Write out the data again exactly, skipping every picture.

### Given information
+ + +
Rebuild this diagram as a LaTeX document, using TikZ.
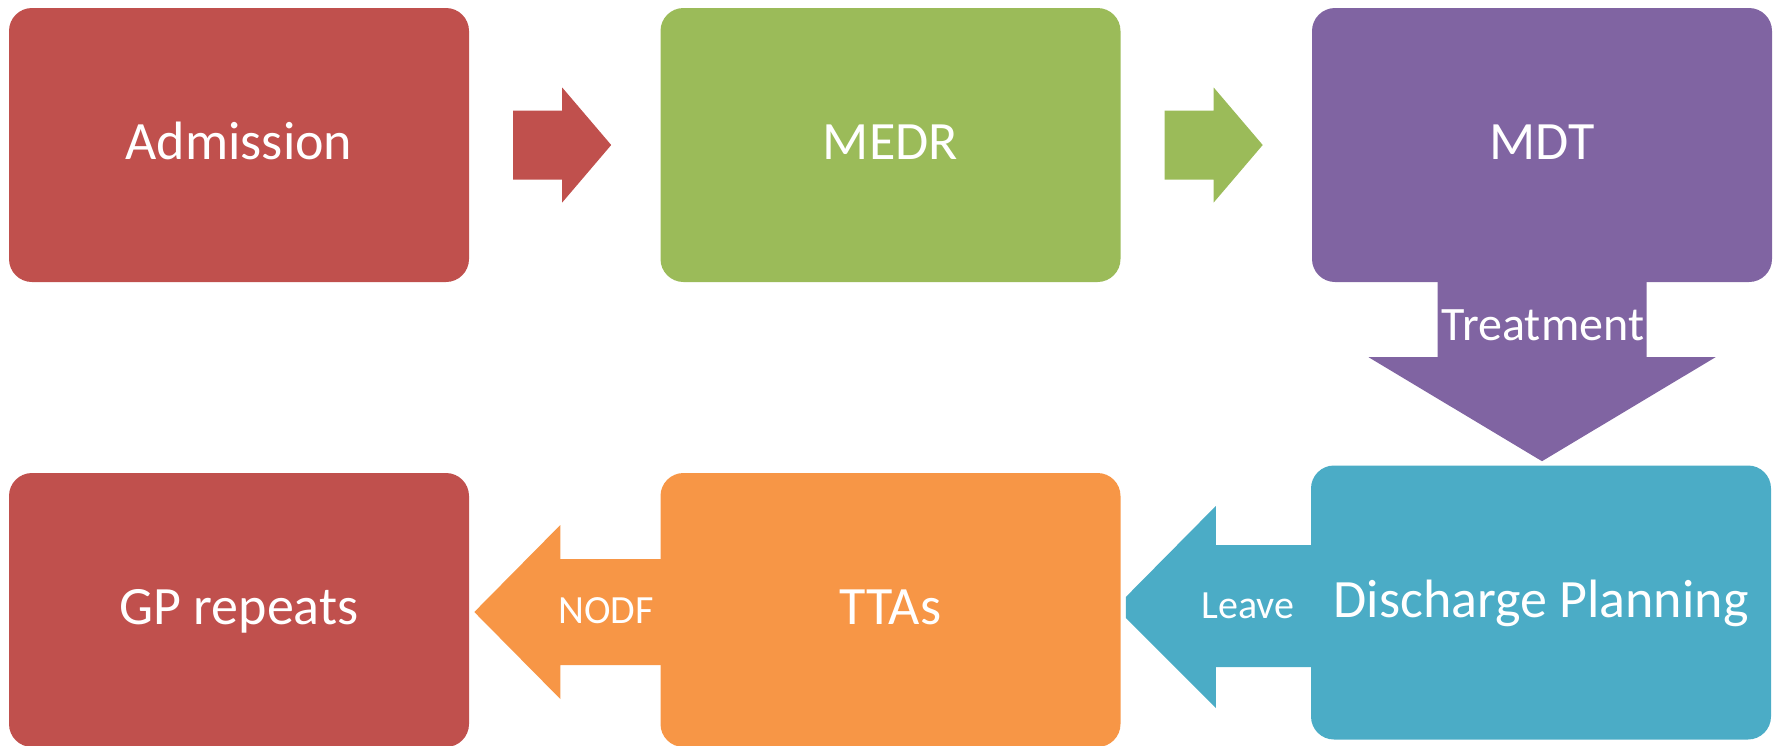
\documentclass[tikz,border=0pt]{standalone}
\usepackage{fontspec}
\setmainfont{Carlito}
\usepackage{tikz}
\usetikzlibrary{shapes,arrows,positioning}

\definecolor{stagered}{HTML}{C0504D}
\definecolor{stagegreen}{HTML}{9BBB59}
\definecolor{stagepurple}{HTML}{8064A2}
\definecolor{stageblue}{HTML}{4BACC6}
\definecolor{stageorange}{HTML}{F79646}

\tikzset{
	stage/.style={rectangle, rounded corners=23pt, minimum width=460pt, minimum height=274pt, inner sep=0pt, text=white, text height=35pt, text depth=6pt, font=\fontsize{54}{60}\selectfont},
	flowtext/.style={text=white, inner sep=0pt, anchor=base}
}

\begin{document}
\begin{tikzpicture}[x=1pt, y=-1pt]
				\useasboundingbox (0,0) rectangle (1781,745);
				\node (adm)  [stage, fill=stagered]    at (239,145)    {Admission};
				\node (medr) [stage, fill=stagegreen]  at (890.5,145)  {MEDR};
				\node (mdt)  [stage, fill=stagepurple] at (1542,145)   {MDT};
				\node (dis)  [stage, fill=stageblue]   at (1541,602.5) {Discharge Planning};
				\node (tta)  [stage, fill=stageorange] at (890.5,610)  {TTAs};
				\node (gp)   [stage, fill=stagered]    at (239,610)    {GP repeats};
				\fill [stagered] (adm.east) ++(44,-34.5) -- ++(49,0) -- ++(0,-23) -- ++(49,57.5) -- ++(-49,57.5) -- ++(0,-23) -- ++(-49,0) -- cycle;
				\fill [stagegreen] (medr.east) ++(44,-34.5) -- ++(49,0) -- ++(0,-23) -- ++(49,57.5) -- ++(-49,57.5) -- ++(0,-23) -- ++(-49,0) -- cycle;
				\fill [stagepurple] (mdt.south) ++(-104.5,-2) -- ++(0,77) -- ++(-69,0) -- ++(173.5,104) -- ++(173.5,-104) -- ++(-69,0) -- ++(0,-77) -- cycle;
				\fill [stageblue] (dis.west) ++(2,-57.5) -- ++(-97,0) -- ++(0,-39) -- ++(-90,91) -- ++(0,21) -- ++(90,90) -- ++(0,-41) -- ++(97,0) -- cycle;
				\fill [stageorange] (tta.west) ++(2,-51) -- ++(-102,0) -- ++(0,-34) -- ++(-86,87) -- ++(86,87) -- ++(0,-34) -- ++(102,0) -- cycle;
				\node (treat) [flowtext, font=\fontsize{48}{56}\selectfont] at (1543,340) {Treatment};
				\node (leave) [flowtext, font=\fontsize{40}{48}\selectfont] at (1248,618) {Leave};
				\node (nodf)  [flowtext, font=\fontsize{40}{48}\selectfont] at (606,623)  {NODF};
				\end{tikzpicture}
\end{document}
+ + +
### Expected output
Rebuild this diagram as a LaTeX document, using TikZ.
\documentclass[tikz,border=0pt]{standalone}
\usepackage{fontspec}
\setmainfont{Carlito}
\usepackage{tikz}
\usetikzlibrary{shapes,arrows,positioning}

\definecolor{stagered}{HTML}{C0504D}
\definecolor{stagegreen}{HTML}{9BBB59}
\definecolor{stagepurple}{HTML}{8064A2}
\definecolor{stageblue}{HTML}{4BACC6}
\definecolor{stageorange}{HTML}{F79646}

\tikzset{
	stage/.style={rectangle, rounded corners=23pt, minimum width=460pt, minimum height=274pt, inner sep=0pt, text=white, text height=35pt, text depth=6pt, font=\fontsize{54}{60}\selectfont},
	flowtext/.style={text=white, inner sep=0pt, anchor=base}
}

\begin{document}
\begin{tikzpicture}[x=1pt, y=-1pt]
				\useasboundingbox (0,0) rectangle (1781,745);
				\node (adm)  [stage, fill=stagered]    at (239,145)    {Admission};
				\node (medr) [stage, fill=stagegreen]  at (890.5,145)  {MEDR};
				\node (mdt)  [stage, fill=stagepurple] at (1542,145)   {MDT};
				\node (dis)  [stage, fill=stageblue]   at (1541,602.5) {Discharge Planning};
				\node (tta)  [stage, fill=stageorange] at (890.5,610)  {TTAs};
				\node (gp)   [stage, fill=stagered]    at (239,610)    {GP repeats};
				\fill [stagered] (adm.east) ++(44,-34.5) -- ++(49,0) -- ++(0,-23) -- ++(49,57.5) -- ++(-49,57.5) -- ++(0,-23) -- ++(-49,0) -- cycle;
				\fill [stagegreen] (medr.east) ++(44,-34.5) -- ++(49,0) -- ++(0,-23) -- ++(49,57.5) -- ++(-49,57.5) -- ++(0,-23) -- ++(-49,0) -- cycle;
				\fill [stagepurple] (mdt.south) ++(-104.5,-2) -- ++(0,77) -- ++(-69,0) -- ++(173.5,104) -- ++(173.5,-104) -- ++(-69,0) -- ++(0,-77) -- cycle;
				\fill [stageblue] (dis.west) ++(2,-57.5) -- ++(-97,0) -- ++(0,-39) -- ++(-90,91) -- ++(0,21) -- ++(90,90) -- ++(0,-41) -- ++(97,0) -- cycle;
				\fill [stageorange] (tta.west) ++(2,-51) -- ++(-102,0) -- ++(0,-34) -- ++(-86,87) -- ++(86,87) -- ++(0,-34) -- ++(102,0) -- cycle;
				\node (treat) [flowtext, font=\fontsize{48}{56}\selectfont] at (1543,340) {Treatment};
				\node (leave) [flowtext, font=\fontsize{40}{48}\selectfont] at (1248,618) {Leave};
				\node (nodf)  [flowtext, font=\fontsize{40}{48}\selectfont] at (606,623)  {NODF};
				\end{tikzpicture}
\end{document}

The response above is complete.